Based on data and the recommendations of Mutual Fund Advisory Committee (MFAC), the board has approved the proposal to reduce the maximum additional expense allowed for a scheme to 5 basis points, the regulator said in a statement.
Apart from this, the Sebi board also approved proposals to strengthen algorithmic trading norms in the country. Among the new proposals, stock exchanges have been allowed to introduce co-location services on a shared basis to reduce the cost for trading members. Tick-by-tick data will be provided free of charges and the exchanges will allot a unique identifier to each approved algorithm for better surveillance and to establish an audit trail.
Tyagi said that the Sebi probe into the alleged violations of norms by the National Stock Exchange (NSE) in algorithm trading is at an advanced stage. “We are on the job. We also understand the importance of the issue but we have not yet completed the probe,” said Tyagi. The NSE is facing allegations that some brokers got preferential access to the trading system through the co-location facility (where brokers can buy “rack space” for their servers) at the stock exchange, early login and “dark fibre”, which can allow a trader split-second faster access to the data feed of the exchange. Even this split-second faster access is considered capable of bringing huge gains to a trader.
The allegations of unfair access were first made by a whistleblower in January 2015. The whistleblower wrote to securities market regulator Sebi, alleging that a few brokers were able to log into the NSE system with better hardware specifications while engaged in algorithmic trading, to their unfair advantage. Algorithmic trading, or “algo” in market parlance, refers to orders generated at superfast speed by the use of advanced mathematical models that involve automated execution of trade.

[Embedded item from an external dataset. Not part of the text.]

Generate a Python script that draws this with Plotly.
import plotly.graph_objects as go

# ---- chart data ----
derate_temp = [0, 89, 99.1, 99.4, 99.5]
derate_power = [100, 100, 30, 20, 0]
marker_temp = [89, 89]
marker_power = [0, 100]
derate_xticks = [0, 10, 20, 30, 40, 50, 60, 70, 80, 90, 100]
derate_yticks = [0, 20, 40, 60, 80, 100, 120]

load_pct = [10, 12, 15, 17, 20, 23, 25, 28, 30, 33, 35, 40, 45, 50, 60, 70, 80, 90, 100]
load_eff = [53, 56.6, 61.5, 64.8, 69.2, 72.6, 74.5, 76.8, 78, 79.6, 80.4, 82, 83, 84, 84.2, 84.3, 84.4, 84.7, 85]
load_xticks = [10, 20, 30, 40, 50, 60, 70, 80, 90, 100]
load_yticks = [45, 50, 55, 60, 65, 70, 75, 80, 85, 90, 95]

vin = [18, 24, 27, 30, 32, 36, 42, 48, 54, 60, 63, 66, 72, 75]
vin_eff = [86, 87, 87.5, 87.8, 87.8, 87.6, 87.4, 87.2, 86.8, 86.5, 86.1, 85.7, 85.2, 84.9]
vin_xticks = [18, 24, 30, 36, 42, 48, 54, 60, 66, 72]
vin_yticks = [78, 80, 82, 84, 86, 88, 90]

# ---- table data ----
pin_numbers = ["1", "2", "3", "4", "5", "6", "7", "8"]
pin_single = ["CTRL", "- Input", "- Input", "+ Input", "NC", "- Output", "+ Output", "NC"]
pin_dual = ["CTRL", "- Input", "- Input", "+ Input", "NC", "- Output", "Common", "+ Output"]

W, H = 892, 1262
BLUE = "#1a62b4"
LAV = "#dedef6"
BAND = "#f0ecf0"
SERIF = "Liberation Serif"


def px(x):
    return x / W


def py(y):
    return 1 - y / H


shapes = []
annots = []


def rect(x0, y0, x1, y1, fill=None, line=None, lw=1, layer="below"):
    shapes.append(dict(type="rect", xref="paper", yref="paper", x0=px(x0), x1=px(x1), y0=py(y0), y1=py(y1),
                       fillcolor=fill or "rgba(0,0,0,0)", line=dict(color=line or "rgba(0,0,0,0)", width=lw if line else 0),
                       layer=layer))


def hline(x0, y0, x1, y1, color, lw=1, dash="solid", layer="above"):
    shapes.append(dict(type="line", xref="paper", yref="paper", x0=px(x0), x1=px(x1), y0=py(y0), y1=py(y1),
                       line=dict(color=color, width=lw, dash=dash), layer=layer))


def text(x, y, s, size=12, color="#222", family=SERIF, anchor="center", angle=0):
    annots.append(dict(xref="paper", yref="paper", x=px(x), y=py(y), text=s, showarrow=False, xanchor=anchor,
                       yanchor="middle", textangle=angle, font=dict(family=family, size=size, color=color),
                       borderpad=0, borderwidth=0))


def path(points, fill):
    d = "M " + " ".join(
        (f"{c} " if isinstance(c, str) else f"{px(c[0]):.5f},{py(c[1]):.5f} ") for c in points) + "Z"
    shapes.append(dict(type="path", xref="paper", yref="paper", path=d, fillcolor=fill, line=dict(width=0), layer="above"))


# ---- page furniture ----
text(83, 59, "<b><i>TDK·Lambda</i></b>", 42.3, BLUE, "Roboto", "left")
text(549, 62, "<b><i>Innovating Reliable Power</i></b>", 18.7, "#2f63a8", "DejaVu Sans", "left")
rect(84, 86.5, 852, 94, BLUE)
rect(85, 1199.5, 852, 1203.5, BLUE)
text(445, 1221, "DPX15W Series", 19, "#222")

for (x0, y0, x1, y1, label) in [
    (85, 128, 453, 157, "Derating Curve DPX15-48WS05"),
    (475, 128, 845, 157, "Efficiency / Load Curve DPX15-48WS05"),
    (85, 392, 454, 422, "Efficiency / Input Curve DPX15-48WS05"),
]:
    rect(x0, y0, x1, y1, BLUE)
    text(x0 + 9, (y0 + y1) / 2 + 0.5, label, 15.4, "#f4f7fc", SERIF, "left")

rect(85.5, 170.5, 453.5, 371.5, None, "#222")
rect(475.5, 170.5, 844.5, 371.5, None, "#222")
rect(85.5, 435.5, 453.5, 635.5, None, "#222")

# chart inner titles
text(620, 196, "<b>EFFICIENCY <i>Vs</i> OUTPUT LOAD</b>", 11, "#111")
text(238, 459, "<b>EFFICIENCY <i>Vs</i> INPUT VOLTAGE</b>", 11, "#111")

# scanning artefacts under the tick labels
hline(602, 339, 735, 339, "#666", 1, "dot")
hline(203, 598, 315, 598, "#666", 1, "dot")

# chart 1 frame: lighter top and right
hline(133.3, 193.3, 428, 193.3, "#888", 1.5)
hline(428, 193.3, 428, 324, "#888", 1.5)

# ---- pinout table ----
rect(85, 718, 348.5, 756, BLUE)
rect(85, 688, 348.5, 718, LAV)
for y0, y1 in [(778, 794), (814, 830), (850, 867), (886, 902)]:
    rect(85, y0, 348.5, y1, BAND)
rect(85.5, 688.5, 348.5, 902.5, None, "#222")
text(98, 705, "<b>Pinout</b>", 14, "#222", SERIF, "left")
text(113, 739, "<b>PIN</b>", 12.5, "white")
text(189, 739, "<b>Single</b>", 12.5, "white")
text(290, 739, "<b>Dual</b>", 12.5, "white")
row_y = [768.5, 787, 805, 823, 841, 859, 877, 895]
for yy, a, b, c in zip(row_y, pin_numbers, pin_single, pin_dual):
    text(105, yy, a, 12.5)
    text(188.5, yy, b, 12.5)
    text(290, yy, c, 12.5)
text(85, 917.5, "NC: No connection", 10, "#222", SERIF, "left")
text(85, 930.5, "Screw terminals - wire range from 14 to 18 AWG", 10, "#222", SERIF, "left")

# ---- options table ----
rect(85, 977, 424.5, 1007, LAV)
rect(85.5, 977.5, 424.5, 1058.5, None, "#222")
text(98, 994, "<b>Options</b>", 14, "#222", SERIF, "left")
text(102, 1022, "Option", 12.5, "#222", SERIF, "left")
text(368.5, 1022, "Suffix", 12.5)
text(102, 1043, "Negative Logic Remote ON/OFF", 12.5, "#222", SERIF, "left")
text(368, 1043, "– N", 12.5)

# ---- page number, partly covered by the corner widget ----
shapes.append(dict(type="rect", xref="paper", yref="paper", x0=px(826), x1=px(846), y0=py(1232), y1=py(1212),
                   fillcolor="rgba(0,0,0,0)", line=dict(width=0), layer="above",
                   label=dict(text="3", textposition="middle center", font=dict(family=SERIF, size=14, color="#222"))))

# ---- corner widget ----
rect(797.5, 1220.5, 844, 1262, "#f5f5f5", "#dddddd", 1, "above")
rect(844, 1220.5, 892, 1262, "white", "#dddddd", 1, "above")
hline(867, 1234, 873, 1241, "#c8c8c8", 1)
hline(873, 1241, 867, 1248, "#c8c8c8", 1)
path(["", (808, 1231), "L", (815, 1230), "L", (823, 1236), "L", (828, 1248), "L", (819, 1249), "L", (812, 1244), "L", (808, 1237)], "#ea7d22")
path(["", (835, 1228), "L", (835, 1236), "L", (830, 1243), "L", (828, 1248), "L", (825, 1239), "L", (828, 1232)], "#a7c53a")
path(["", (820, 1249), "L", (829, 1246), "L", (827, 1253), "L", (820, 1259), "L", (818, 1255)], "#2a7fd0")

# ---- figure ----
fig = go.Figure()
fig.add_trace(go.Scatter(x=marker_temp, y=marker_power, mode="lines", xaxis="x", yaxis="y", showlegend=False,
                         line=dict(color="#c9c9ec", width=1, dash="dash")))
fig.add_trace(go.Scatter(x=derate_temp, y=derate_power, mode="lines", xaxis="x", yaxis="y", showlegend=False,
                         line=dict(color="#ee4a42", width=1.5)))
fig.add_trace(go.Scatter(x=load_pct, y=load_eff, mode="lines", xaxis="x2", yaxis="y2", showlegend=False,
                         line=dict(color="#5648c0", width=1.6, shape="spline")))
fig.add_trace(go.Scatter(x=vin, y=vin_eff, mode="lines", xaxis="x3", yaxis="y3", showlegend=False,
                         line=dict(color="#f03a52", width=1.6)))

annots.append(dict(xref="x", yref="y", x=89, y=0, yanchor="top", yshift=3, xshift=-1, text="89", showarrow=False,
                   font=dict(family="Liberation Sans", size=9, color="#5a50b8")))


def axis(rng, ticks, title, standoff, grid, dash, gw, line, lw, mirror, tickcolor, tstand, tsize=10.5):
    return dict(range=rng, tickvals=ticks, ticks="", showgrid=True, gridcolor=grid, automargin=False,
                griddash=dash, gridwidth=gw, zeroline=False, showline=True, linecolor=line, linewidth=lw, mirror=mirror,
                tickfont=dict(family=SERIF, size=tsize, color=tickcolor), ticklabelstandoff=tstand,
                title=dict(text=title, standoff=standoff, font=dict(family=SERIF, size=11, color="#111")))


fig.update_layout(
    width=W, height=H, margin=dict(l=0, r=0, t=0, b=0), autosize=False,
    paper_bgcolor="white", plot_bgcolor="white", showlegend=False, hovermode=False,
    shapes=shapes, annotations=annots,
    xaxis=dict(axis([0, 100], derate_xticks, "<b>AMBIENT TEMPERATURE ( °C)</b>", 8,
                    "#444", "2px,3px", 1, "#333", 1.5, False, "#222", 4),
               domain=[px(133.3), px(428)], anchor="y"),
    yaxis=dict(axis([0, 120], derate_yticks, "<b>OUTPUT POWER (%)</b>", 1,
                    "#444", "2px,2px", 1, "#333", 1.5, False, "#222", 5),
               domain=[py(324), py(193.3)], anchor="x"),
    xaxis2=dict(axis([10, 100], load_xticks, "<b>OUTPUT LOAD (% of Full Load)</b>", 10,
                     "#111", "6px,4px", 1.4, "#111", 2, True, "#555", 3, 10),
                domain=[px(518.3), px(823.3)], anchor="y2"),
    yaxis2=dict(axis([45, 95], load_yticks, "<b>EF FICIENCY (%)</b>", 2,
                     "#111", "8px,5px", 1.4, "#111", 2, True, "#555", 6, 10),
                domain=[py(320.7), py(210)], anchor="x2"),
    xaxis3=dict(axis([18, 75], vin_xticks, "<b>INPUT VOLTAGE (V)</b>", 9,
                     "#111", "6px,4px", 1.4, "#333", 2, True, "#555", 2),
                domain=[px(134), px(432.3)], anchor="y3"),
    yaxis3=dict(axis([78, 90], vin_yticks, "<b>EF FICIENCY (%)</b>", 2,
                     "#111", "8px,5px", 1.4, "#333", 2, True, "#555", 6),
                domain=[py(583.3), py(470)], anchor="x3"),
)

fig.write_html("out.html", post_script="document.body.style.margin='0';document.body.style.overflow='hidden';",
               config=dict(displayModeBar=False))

Sebi also announced measures to strengthen the equities derivatives market. The measures include physical settlement for all stock derivatives in a phased and calibrated manner for greater alignment of the cash and derivative market. The regulator enhanced the entry criteria for introduction of stocks into the derivative segment in line with the increase in market capitalisation.

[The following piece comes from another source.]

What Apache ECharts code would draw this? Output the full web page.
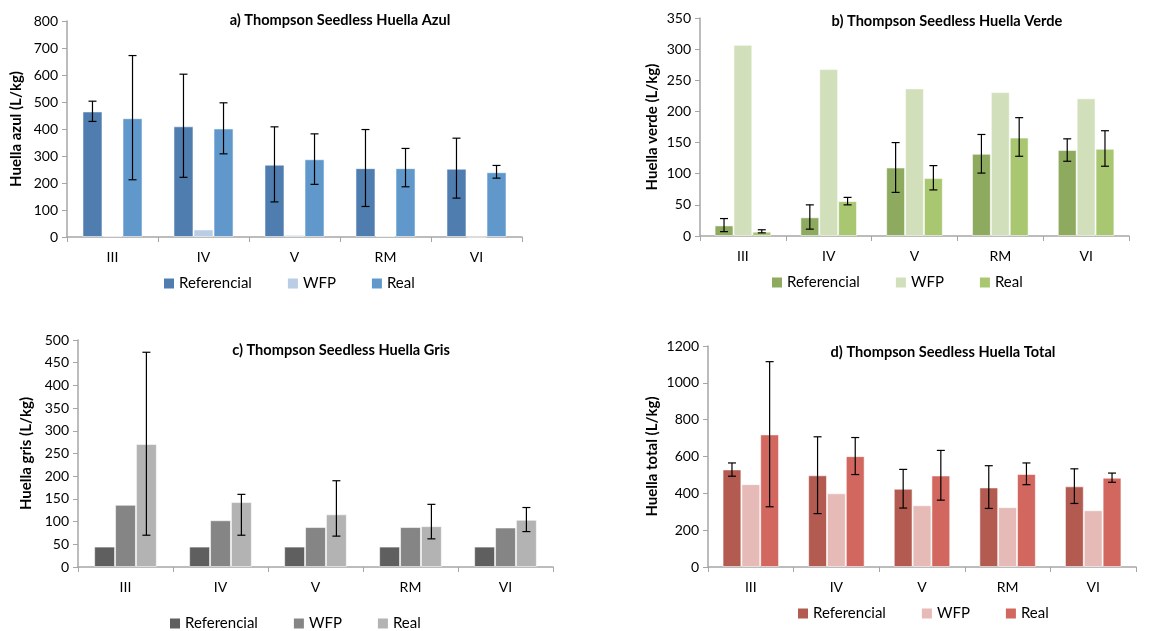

The existing criteria like market-wide position limit and median quarter-sigma order size have been revised upward from the current level of Rs 300 crore and Rs 10 lakh respectively to Rs 500 crore and Rs 25 lakh respectively. An additional criterion, of average daily ‘deliverable’ value in the cash market of Rs 10 crore, has also been prescribed. The enhanced rules are to be met for a continuous period of six months. The stocks which are currently in derivatives but fail to meet any of the enhanced criteria would be physically settled.